The glossary has been created to clarify some of the more common terms used in our investment literature. We have made every effort to ensure that the terms are accurately described. The descriptions are, however, not definitive and may differ from other interpretations used.


  • Alpha measures the excess return generated by the fund compared to  the return of its benchmark.  An alpha of 1.0 indicates that the fund has outperformed its benchmark by 1%.
  • Average Coupon is the average of the interest rates (coupon) stated upon the issuance of the underlying securities.
  • Average Credit Rating measures the underlying securities’ credit quality, a rating assigned by credit rating agencies such as Fitch, Moody’s and/or Standard & Poor’s. The ratings typically range from AAA/Aaa (highest) to D (lowest). The higher the rating, the lower the perceived risk of a security.
  • Average Duration represents the average interest-rate sensitivity of the fund’s underlying securities.
  • Average Yield to Maturity is the average annual total return anticipated on a portfolio if the fixed income securities in the portfolio are held to maturity. The expected total return includes the coupon payments received during the term of a bond and its principal repayment upon maturity.
  • Beta measures the risk (volatility) of a fund compared to the market as a whole.  A beta of 1.05 suggests that the fund could perform 5% better than the market in up market and 5% worse in down market, assuming all other factors remain constant.
  • Bloomberg [Bloomberg Global Identifier (BBGID)] is a unique 12-digit alphanumerical code assigned to a Sub-Fund’s share class as a way to identify it on a Bloomberg Terminal.
  • Current Yield is the return an investor would expect if they purchased a fixed income security and held it for a year. It measures against the current price of the bond, instead of its face value.
  • Debt-to-Equity Ratio measures the proportion of debt and equity the company is using to finance assets. It is a measure of a company’s financial leverage and is calculated by dividing its total liabilities by shareholders equity.
  • Information Ratio measures the funds returns above the benchmark returns relative to the risk (volatility) of the returns. It is a measure that identifies the consistency of the manager to outperform the benchmark.  A manager who outperforms a benchmark by 3% p.a. will have a higher Information Ratio than a manager with the same outperformance but who takes more risk.
  • ISIN (International Securities Identification Number)  is a 12 digit code consisting of numbers and letters that distinctly identifies securities.

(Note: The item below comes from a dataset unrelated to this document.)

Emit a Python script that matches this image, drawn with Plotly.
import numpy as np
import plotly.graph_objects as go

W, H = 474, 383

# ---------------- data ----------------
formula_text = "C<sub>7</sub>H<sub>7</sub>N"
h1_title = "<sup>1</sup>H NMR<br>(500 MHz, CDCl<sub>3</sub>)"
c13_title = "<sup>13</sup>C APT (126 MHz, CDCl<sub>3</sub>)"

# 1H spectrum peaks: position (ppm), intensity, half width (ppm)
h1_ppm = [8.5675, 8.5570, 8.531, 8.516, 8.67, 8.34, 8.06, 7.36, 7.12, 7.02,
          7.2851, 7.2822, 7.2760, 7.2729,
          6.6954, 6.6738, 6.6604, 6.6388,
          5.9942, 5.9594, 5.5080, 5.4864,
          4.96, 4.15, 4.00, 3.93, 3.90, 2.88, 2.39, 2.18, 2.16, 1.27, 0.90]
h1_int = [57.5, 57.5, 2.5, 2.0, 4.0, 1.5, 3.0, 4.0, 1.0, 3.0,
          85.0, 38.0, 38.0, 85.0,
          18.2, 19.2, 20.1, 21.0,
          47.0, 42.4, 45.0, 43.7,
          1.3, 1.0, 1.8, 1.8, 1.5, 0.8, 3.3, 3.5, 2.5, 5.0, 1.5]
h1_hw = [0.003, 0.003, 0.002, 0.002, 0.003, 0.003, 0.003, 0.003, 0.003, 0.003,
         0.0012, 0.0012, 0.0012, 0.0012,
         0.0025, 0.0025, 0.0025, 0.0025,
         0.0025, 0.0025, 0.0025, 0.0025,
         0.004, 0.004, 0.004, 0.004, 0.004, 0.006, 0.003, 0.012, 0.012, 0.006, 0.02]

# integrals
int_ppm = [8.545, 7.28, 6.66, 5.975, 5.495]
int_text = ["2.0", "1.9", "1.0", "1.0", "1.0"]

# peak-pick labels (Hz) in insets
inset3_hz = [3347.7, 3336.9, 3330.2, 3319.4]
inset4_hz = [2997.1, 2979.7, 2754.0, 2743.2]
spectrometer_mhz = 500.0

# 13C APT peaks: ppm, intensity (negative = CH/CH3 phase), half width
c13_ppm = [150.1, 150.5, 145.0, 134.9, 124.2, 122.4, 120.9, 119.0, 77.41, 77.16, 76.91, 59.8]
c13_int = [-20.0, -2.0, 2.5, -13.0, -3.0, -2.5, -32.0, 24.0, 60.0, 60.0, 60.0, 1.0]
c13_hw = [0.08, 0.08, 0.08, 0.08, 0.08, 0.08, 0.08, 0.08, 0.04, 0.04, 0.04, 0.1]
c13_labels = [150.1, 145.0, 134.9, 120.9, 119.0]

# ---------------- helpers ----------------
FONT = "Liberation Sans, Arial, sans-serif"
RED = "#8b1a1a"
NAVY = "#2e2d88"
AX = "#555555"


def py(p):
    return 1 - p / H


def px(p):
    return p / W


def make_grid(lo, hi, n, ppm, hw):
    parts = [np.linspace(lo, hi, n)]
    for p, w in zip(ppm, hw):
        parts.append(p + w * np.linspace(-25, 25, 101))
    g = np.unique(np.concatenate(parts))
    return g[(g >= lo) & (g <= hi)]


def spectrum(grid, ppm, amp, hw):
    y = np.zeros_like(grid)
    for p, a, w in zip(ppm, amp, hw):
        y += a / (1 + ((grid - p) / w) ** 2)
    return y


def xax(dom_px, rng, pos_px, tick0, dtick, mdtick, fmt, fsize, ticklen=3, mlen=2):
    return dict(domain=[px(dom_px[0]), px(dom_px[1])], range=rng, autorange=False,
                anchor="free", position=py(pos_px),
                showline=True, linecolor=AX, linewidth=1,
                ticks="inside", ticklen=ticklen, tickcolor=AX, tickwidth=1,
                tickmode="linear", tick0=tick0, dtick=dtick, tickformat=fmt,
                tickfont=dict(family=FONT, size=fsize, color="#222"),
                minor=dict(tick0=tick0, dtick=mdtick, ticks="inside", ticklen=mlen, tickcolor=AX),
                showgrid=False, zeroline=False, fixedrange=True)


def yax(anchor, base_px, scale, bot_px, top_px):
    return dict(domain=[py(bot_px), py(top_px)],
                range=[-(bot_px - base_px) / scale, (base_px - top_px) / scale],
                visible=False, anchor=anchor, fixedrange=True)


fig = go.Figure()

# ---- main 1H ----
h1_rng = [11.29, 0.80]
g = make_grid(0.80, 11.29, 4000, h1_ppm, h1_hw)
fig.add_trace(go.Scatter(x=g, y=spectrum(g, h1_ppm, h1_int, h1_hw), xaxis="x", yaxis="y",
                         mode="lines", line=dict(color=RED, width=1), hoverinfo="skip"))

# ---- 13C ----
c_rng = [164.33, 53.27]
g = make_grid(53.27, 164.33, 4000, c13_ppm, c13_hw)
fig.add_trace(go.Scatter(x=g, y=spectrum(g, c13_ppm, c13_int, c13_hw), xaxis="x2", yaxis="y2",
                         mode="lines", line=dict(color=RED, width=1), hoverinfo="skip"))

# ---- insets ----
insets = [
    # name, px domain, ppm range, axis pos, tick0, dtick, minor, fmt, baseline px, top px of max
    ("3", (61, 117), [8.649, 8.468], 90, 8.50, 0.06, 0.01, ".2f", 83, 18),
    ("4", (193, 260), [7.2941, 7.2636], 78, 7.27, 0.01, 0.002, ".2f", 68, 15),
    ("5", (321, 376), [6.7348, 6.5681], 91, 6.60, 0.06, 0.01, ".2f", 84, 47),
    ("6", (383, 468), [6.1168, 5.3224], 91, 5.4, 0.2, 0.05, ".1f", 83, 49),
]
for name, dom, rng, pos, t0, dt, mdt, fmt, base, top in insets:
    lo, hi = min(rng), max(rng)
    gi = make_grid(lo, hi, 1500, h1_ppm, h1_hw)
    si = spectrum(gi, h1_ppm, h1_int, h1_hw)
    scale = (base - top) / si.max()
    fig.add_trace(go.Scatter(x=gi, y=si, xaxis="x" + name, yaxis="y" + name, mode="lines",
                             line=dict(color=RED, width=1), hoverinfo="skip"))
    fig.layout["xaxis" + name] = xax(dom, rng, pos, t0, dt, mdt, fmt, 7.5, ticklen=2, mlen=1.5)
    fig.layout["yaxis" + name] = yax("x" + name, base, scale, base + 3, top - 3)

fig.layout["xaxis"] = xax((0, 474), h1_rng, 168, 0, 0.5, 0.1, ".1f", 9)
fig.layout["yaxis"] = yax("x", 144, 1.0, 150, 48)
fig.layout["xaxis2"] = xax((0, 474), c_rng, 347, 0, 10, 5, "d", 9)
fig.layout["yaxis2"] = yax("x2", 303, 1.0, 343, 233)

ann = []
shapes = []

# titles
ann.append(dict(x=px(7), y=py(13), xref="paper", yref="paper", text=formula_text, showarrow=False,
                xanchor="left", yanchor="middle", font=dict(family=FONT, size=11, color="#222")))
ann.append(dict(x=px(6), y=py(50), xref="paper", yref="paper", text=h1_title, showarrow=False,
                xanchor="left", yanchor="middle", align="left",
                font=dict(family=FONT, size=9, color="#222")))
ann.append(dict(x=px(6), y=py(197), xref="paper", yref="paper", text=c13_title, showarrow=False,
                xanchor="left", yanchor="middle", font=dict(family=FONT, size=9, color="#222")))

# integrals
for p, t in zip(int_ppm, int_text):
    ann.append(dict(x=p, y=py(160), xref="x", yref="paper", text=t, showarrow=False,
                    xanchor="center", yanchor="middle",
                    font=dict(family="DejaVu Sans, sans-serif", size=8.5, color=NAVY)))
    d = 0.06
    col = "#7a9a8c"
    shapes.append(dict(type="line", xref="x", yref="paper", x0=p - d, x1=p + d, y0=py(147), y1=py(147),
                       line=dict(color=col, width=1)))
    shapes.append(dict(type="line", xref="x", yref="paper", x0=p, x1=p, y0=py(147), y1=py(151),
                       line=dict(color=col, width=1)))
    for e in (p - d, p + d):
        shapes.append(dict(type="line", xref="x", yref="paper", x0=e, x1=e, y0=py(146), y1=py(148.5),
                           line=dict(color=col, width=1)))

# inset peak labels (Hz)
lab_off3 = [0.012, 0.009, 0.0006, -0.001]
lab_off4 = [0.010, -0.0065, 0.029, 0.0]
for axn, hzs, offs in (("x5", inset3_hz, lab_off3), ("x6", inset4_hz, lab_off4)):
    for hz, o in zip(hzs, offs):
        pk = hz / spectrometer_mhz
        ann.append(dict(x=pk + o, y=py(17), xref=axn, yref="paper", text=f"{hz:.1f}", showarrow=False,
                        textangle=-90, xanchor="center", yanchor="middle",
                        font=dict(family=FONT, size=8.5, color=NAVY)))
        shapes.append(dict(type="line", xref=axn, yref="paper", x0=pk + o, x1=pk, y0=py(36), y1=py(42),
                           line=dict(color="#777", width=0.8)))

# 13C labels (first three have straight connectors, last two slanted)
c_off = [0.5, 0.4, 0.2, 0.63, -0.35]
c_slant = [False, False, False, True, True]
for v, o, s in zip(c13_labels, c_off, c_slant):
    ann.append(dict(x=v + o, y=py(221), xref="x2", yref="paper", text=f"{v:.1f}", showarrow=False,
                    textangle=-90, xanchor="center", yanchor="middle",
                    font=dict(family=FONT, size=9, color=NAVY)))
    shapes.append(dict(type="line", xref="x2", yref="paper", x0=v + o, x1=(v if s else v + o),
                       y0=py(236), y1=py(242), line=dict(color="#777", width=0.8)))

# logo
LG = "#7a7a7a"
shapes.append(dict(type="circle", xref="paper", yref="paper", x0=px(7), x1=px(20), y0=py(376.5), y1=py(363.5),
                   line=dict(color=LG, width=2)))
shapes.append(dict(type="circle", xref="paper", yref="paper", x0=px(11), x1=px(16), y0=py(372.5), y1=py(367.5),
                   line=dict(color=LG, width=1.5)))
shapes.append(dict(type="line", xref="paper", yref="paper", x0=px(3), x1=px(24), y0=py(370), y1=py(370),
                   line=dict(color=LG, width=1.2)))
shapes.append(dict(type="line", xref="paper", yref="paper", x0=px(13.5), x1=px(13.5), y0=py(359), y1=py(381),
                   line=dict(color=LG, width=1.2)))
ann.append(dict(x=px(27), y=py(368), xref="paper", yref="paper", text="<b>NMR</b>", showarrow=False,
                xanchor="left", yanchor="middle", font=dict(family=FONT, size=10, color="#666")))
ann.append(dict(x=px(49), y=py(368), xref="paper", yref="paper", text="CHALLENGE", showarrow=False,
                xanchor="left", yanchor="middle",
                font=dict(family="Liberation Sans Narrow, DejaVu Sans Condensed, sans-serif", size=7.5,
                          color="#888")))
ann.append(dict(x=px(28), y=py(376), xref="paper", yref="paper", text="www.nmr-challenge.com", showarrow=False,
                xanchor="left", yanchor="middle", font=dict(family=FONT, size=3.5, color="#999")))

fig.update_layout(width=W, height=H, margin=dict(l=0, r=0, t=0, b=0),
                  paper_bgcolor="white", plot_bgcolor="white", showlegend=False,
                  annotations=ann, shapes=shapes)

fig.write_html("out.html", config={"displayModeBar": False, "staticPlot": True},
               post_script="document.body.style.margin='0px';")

  • Modified Duration measures the interest-rate sensitivity by determining the change in a bond’s duration and price for each percentage change in the yield to maturity.
  • Net Asset Value (NAV) is the value of an entity/fund’s assets minus the value of its liabilities.
  • No. of Securities is a measure of the number of instruments the fund invests in.
  • Price-to-Earnings Ratio (P/E Ratio) is a ratio of a company’s current share price compare (EPS). A high PE will be considered a growth stock while a low PE will be considered a value stock. The P/E is sometimes referred to as the “multiple”, because it shows how much investors are willing to pay per unit of earnings.
  • Price-to-Book Ratio (P/B Ratio) is a ratio used to compare a stock’s market value to its book value. It is calculated by dividing the current closing price of the stock by the latest quarter’s book value per share.
  • R Squared is a measure that represents the percentage of a fund returns that can be explained by movements in the benchmark. A high R-squared (>85) indicates the fund’s performance has been in line with the benchmark. A low R-squared (<75) indicates the fund’s performance has not been in line with the benchmark.
  • Return on Equity Ratio (ROE) measures a company’s profitability by revealing how much profit a company generates with the money shareholders have invested. It is calculated as the amount of net income as a percentage of shareholders equity.
  • Sharpe Ratio is the most common measure for calculating risk-adjusted return for a fund. The Sharpe ratio is the average return earned in excess of the risk-free rate per unit of risk (volatility).  The higher the Sharpe Ratio the better the returns compared to the risk taken.
  • Standard deviation is a basic measure of the fund risk, i.e. the volatility of the fund’s returns in relation to its average.  The higher the standard deviation, the more volatile is the fund’s returns.
  • Tracking Error is a measure of how closely a fund’s returns follows the benchmark returns.  The lower the number the closer the fund’s historic performance has followed its benchmark.
  • Weighted Average Life is the weighted average time of when an amortizing bond repays its principal.
  • Weighted Average Market Capitalization is a measure of the weighted average market capitalization of the company stock held in the portfolio.